- WHERE: Tottenham Hotspur Stadium (London)
- WHEN: 9:30 a.m. ET | NFL Network, NFL+
American football returns to the U.K. for a second consecutive week. The previous Sunday’s game treated Londoners to a Vikings victory, courtesy of a heartbreaking 61-yard double-doink by Saints kicker Wil Lutz as time expired.
This time around, the Green Bay Packers are set to become the final team in the league to play an international game when they square off against the New York Giants.
The two teams’ combined .750 win percentage is the highest of any international game in Week 4 or later, per NFL Research, and it will somewhat shockingly be the first time in 32 tries that a London game features two teams with winning records.
The Giants have emerged as one of the NFL's September surprises under new head coach Brian Daboll. They are 3-1 for the first time since 2011 and have a chance to move to 4-1, which would be the club’s most wins through five games since its 5-0 start in 2009.
The Packers aren’t quite the same old, same old under Matt LaFleur. Their offensive efficiency has taken an understandable dip as a cast of young receivers gains its footing, and Aaron Rodgers is already two interceptions away from trying his career high in LaFleur’s system, but Green Bay still has a shot to hit the 4-1 mark for the fourth straight year.
Not only that -- look away, Bears fans -- but with a win here and a Chicago loss later in the day, the Packers (785 wins) would knock the Bears (785) out of sole possession of the league’s all-time wins mark for the first time since Dec. 3, 1921.

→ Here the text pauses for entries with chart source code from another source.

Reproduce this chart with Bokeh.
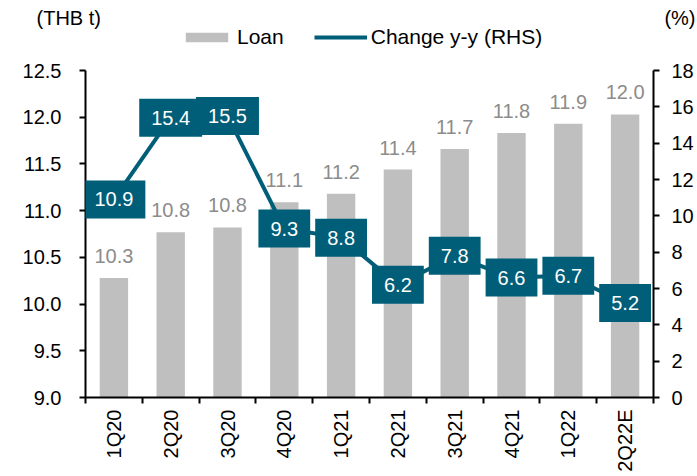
import math
from bokeh.plotting import figure
from bokeh.layouts import column
from bokeh.models import (Range1d, LinearAxis, FixedTicker, ColumnDataSource, LabelSet,
                          Label, Legend, LegendItem, PrintfTickFormatter)
from bokeh.core.properties import value
from bokeh.embed import file_html
from bokeh.resources import INLINE

quarters = ["1Q20", "2Q20", "3Q20", "4Q20", "1Q21", "2Q21", "3Q21", "4Q21", "1Q22", "2Q22E"]
loan = [10.28, 10.77, 10.82, 11.09, 11.18, 11.44, 11.66, 11.83, 11.93, 12.03]
change = [10.9, 15.4, 15.5, 9.3, 8.8, 6.2, 7.8, 6.6, 6.7, 5.2]
left_ticks = [9.0, 9.5, 10.0, 10.5, 11.0, 11.5, 12.0, 12.5]
right_ticks = [0, 2, 4, 6, 8, 10, 12, 14, 16, 18]
series_names = ["Loan", "Change y-y (RHS)"]
left_unit = "(THB t)"
right_unit = "(%)"

FONT = "Liberation Sans"
TEAL = "#005E78"
GRAY = "#BFBFBF"
LBLGRAY = "#8C8C8C"
W = 697
HEAD_H = 56
MAIN_H = 474 - HEAD_H

xs = list(range(len(quarters)))
src = ColumnDataSource(dict(
    x=xs, loan=loan, change=change,
    loan_lbl=[f"{v:.1f}" for v in loan],
))

# ---------- header: unit captions and legend ----------
head = figure(width=W, height=HEAD_H, x_range=Range1d(0, W), y_range=Range1d(HEAD_H, 0),
              output_backend="svg", toolbar_location=None,
              x_axis_location=None, y_axis_location=None,
              min_border_left=0, min_border_right=0, min_border_top=0, min_border_bottom=0)
head.frame_align = False
head.outline_line_color = None
head.xgrid.visible = False
head.ygrid.visible = False
head.add_layout(Label(x=36, y=17, text=left_unit, text_align="left", text_baseline="middle",
                      text_font=FONT, text_font_size="20px", text_color="black"))
head.add_layout(Label(x=695, y=17, text=right_unit, text_align="right", text_baseline="middle",
                      text_font=FONT, text_font_size="20px", text_color="black"))
# legend swatch renderers (kept off-canvas; only their legend swatches show)
lg_bar = head.vbar(x=[-100], top=[0], bottom=[0], width=1, fill_color=GRAY, line_color=None)
lg_line = head.line(x=[-120, -110], y=[0, 0], line_width=4, line_color=TEAL)
legend = Legend(items=[LegendItem(label=series_names[0], renderers=[lg_bar]),
                       LegendItem(label=series_names[1], renderers=[lg_line])],
                orientation="horizontal", location=(180, 7),
                glyph_width=53, glyph_height=12, label_standoff=4, spacing=30,
                padding=0, margin=0, border_line_color=None, background_fill_alpha=0,
                label_text_font=FONT, label_text_font_size="21px", label_text_color="black")
head.add_layout(legend, "center")

# ---------- main chart ----------
p = figure(width=W, height=MAIN_H, x_range=Range1d(-0.5, len(quarters) - 0.5),
           y_range=Range1d(left_ticks[0], left_ticks[-1]),
           output_backend="svg", toolbar_location=None,
           min_border_left=85, min_border_right=44, min_border_top=14, min_border_bottom=77)
p.frame_align = False
p.extra_y_ranges = {"pct": Range1d(right_ticks[0], right_ticks[-1])}
p.outline_line_color = None
p.xgrid.visible = False
p.ygrid.visible = False

bars = p.vbar(x="x", top="loan", bottom=0, width=0.5, source=src,
              fill_color=GRAY, line_color=None)
line = p.line(x="x", y="change", source=src, y_range_name="pct",
              line_width=4, line_color=TEAL)


def style_axis(ax):
    ax.axis_line_width = 2
    ax.axis_line_color = "black"
    ax.major_tick_line_width = 2
    ax.major_tick_line_color = "black"
    ax.major_tick_in = 0
    ax.major_tick_out = 6
    ax.minor_tick_line_color = None
    ax.major_label_text_font = FONT
    ax.major_label_text_font_size = "20px"
    ax.major_label_text_color = "black"


ya = p.yaxis[0]
ya.ticker = FixedTicker(ticks=left_ticks)
ya.formatter = PrintfTickFormatter(format="%.1f")
style_axis(ya)
ya.major_label_standoff = 18

ra = LinearAxis(y_range_name="pct", ticker=FixedTicker(ticks=right_ticks))
style_axis(ra)
ra.major_label_standoff = 12
p.add_layout(ra, "right")

xa = p.xaxis[0]
style_axis(xa)
xa.ticker = FixedTicker(ticks=xs, minor_ticks=[i - 0.5 for i in range(len(quarters) + 1)])
xa.major_label_overrides = {i: q for i, q in enumerate(quarters)}
xa.major_tick_line_color = None
xa.minor_tick_line_color = "black"
xa.minor_tick_line_width = 2
xa.minor_tick_in = 0
xa.minor_tick_out = 6
xa.major_label_orientation = math.pi / 2
xa.major_label_standoff = 6

# bar value labels
p.add_layout(LabelSet(x="x", y="loan", text="loan_lbl", source=src, text_align="center",
                      text_baseline="alphabetic", y_offset=15, text_font=value(FONT),
                      text_font_size=value("20px"), text_color=LBLGRAY))

# line value boxes
for xi, v in zip(xs, change):
    p.add_layout(Label(x=xi, y=v, y_range_name="pct", text=f"{v:.1f}", text_align="center",
                       text_baseline="middle", text_font=FONT, text_font_size="20px",
                       text_color="white", background_fill_color=TEAL, padding=12))

layout = column(head, p, spacing=0)
open("out.html", "w").write(file_html(layout, INLINE))
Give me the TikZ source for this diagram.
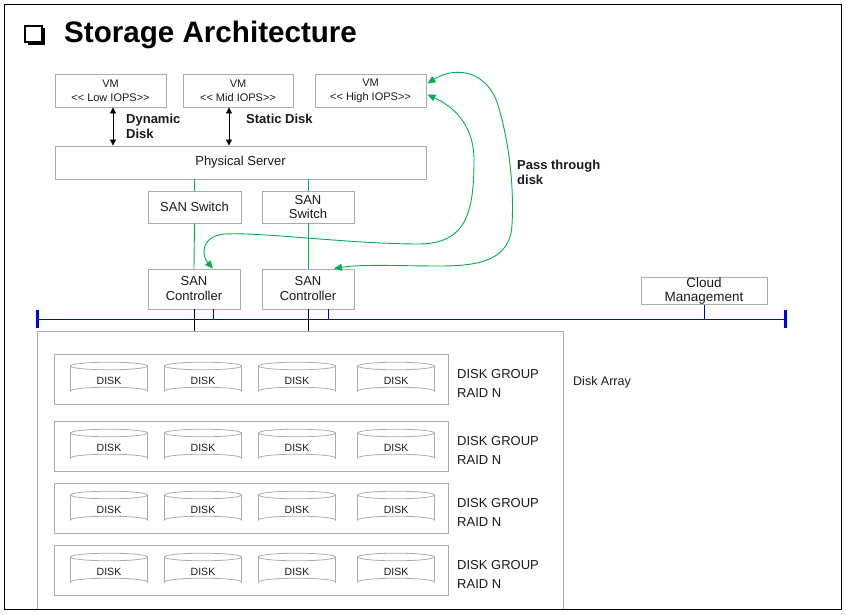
\documentclass[tikz,border=0pt]{standalone}
\usepackage{fontspec}
\setmainfont{Liberation Sans}
\usetikzlibrary{arrows.meta,calc}
\definecolor{boxgray}{RGB}{172,172,172}
\definecolor{pgreen}{RGB}{0,176,80}
\definecolor{busblue}{RGB}{0,0,240}
\definecolor{txt}{RGB}{25,25,35}
\newcommand{\mydisk}[3]{%
  \draw[diskline] (#2-38.5,#3+12) -- (#2-38.5,#3+37) arc[start angle=180,end angle=360,x radius=38.5,y radius=3.8] -- (#2+38.5,#3+12);
  \draw[diskline] (#2,#3+12) ellipse[x radius=38.5,y radius=3.8];
  \node[disktxt] (#1) at (#2,#3+27) {DISK};}
\begin{document}
\begin{tikzpicture}[x=1pt,y=-1pt,
  box/.style={draw=boxgray, line width=0.9pt, inner sep=0pt, align=center, text=txt},
  vmbox/.style={box, minimum height=33pt, font=\fontsize{11}{14}\selectfont},
  bigbox/.style={box, font=\fontsize{13}{14}\selectfont},
  grp/.style={draw=boxgray, line width=0.9pt, minimum width=394pt, minimum height=50pt, inner sep=0pt},
  diskline/.style={draw=boxgray, line width=0.8pt},
  disktxt/.style={font=\fontsize{10.5}{12}\selectfont, text=txt, inner sep=0pt},
  grplbl/.style={anchor=west, align=left, inner sep=0pt, text=txt, font=\fontsize{13}{19}\selectfont},
  lbl/.style={anchor=west, align=left, inner sep=0pt, text=txt, font=\fontsize{13}{15}\selectfont\bfseries},
  blk/.style={draw=black, line width=0.8pt},
  dbl/.style={blk, {Triangle[length=6pt,width=6pt]}-{Triangle[length=6pt,width=6pt]}},
  grn/.style={draw=pgreen, line width=0.9pt},
  grnarr/.style={grn, {Triangle[length=8pt,width=7pt]}-{Triangle[length=8pt,width=7pt]}},
  bus/.style={draw=busblue, line width=0.9pt},
  buscap/.style={draw=busblue, line width=3pt}]
\useasboundingbox (0,0) rectangle (846,615);
% frame
\draw[line width=1pt] (4,5) rectangle (841,609);
% title
\draw[line width=2pt] (25,26) rectangle (42,42);
\fill (42,28.5) rectangle (45,45);
\fill (27.5,42) rectangle (45,45);
\node[anchor=west, inner sep=0pt, font=\fontsize{29.6}{32}\selectfont\bfseries] (title) at (64,35) {Storage Architecture};
% VMs
\node[vmbox, minimum width=111pt] (vm1) at (110.5,90.5) {VM\\{<}{<} Low IOPS{>}{>}};
\node[vmbox, minimum width=110pt] (vm2) at (238,90.5) {VM\\{<}{<} Mid IOPS{>}{>}};
\node[vmbox, minimum width=111pt] (vm3) at (370.5,90.5) {VM\\{<}{<} High IOPS{>}{>}};
% physical server
\node[bigbox, minimum width=371pt, minimum height=33pt] (ps) at (240.5,162.5) {Physical Server};
% switches
\node[bigbox, minimum width=93pt, minimum height=32pt] (sw1) at (194.5,207) {SAN Switch};
\node[bigbox, minimum width=92pt, minimum height=32pt] (sw2) at (308,207) {SAN\\Switch};
% controllers
\node[bigbox, minimum width=92pt, minimum height=40pt, font=\fontsize{13}{15}\selectfont] (ctl1) at (194,289) {SAN\\Controller};
\node[bigbox, minimum width=92pt, minimum height=40pt, font=\fontsize{13}{15}\selectfont] (ctl2) at (308,289) {SAN\\Controller};
% cloud
\node[bigbox, minimum width=126pt, minimum height=24pt, font=\fontsize{13.5}{14}\selectfont] (cloud) at (704,291) {Cloud\\Management};
% labels
\node[lbl] (dyn) at (126,126.5) {Dynamic\\Disk};
\node[lbl] (stat) at (246,119) {Static Disk};
\node[lbl] (pass) at (517,172) {Pass through\\disk};
% VM to server arrows
\draw[dbl] ([xshift=2.5pt]vm1.south) -- ([xshift=2.5pt]vm1.south |- ps.north);
\draw[dbl] ([xshift=-9pt]vm2.south) -- ([xshift=-9pt]vm2.south |- ps.north);
% green links
\draw[grn] (sw1.north |- ps.south) -- (sw1.north);
\draw[grn] (sw2.north |- ps.south) -- (sw2.north);
\draw[grn] (sw1.south) -- (ctl1.north);
\draw[grn] (sw2.south) -- (ctl2.north);
% pass through curves
\coordinate (s1) at ($(vm3.east)+(1,-7)$);
\coordinate (e1) at ($(ctl2.north)+(26,0)$);
\coordinate (s2) at ($(vm3.east)+(1,4)$);
\coordinate (e2) at ($(ctl1.north)+(19,0)$);
\draw[grnarr] (s1) .. controls (455,66) and (487,70) .. (498,105) .. controls (510,145) and (514,190) .. (512,225) .. controls (510,260) and (480,266) .. (440,266) .. controls (400,266) and (362,264) .. (e1);
\draw[grnarr] (s2) .. controls (450,105) and (474,122) .. (474,160) .. controls (474,215) and (465,243) .. (420,244) .. controls (350,244) and (262,232) .. (225,234) .. controls (201,236) and (201,255) .. (e2);
% bus
\coordinate (busL) at (37,319);
\coordinate (busR) at (785,319);
\coordinate (arraytop) at (300,331);
\draw[bus] (busL) -- (busR);
\draw[buscap] ($(busL)+(0,-9)$) -- ($(busL)+(0,9)$);
\draw[buscap] ($(busR)+(0,-9)$) -- ($(busR)+(0,9)$);
\draw[bus] ([xshift=19pt]ctl1.south) -- ([xshift=19pt]ctl1.south |- busL);
\draw[bus] ([xshift=20pt]ctl2.south) -- ([xshift=20pt]ctl2.south |- busL);
\draw[bus] (cloud.south) -- (cloud.south |- busL);
\draw[blk] (ctl1.south) -- (ctl1.south |- arraytop);
\draw[blk] (ctl2.south) -- (ctl2.south |- arraytop);
% disk array
\draw[draw=boxgray, line width=0.9pt] (37,609) -- (37,331) -- (563,331) -- (563,609);
\node[anchor=west, inner sep=0pt, text=txt, font=\fontsize{12.5}{14}\selectfont] (arraylbl) at (573,382) {Disk Array};
\foreach \gy [count=\gi] in {354,421,483,545} {
  \node[grp] (g\gi) at (251,\gy+25) {};
  \foreach \dx [count=\di] in {109,203,297,396} {\mydisk{d\gi\di}{\dx}{\gy}}
  \node[grplbl] (gl\gi) at (457,\gy+29.5) {DISK GROUP\\RAID N};
}
\end{tikzpicture}
\end{document}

Here are three things to watch for when the Giants and Packers meet Sunday in London on NFL Network:
- Saquon Barkley must keep shouldering the load. It’s no secret at this point that Barkley is back. The 2018 AP Offensive Rookie of the Year had a career-high 31 carries in the Giants’ 20-12 win over the Bears on Sunday, and he turned the influx of opportunities into 146 rushing yards. He currently leads the league in rushing and has amassed 100-plus yards from scrimmage in three of four contests. If New York is to continue its newfound winning ways, Barkley may need his best performance yet. Daniel Jones could barely move last week after turning his ankle and only returned when his backup Tyrod Taylor sustained a concussion. The Giants starter is off the injury report and ready to play against Green Bay, but there's still the question of how how healthy Jones looks while giving it a go. Any lingering effects could rob the Giants quarterback of his mobility a week removed from putting up 68 yards and two TDs on the ground. Given the need to safeguard Jones and the fact that Green Bay is allowing 5.0 yards per carry, all signs are pointing to a Big Blue Barkley show here -- perhaps with another dash of Wildcat.
- Pressure is on for the reigning MVP. Adrian Peterson was previously the only reigning Most Valuable Player to suit up in London. He did so in 2013. On Sunday those in attendance will be treated to a QB who has taken home back-to-back hardware. Aside from the obvious of getting Aaron Jones and AJ Dillon rolling in the run game, there's a major factor in play regarding what kind of show Rodgers puts on for Tottenham Hotspur Stadium. The grizzled vet has yet to throw a touchdown against the blitz and currently has a league-worst 79.8 gap in passer rating when throwing with no pressure (108.4) versus under pressure (28.6). New York has meanwhile blitzed on 41.9% of dropbacks (second-most in the NFL) and generated pressure on 29% of QB dropbacks, good for 12th in the league. Assuming the Giants continue to apply the heat with the same success, Rodgers must up his play under duress if he’s going to flash the gaudy numbers expected from an MVP.
- Is either team for real? There’s still an unknown quality to the 2022 iterations of the Giants and Packers after the first month of the season. The Giants’ upset victory over Tennessee was the headline of Week 1, and they replicated the grind-it-out style to defeat a woeful Panthers team and a Bears squad still searching for its identity. The tedium of New York’s victories has generated debate over whether Daboll’s Giants deserve contender or pretender status. For instance, the defense is currently ranked ninth in points allowed but has also proven itself a sieve in the run game, allowing 141.0 rushing yards per game (28th in the NFL). But if the Giants eke out a victory in their signature style against the NFC's No. 1 seed two years running, we will all have to respect their postseason potential. Although a team with 39 regular-season victories since 2019 deserves the benefit of the doubt, even Rodgers admitted Sunday that Green Bay’s way of winning isn’t sustainable. At long last, the Packers have a top-10 defensive unit in points and yards allowed. The only problem is the offense is averaging 18.8 points per game, the team’s worst mark since 2006. After the Packers required overtime to vanquish third-stringer Bailey Zappe and the Patriots in Week 4, another struggle against a limited Jones could rouse enough commotion in Green Bay to be heard from Trafalgar Square.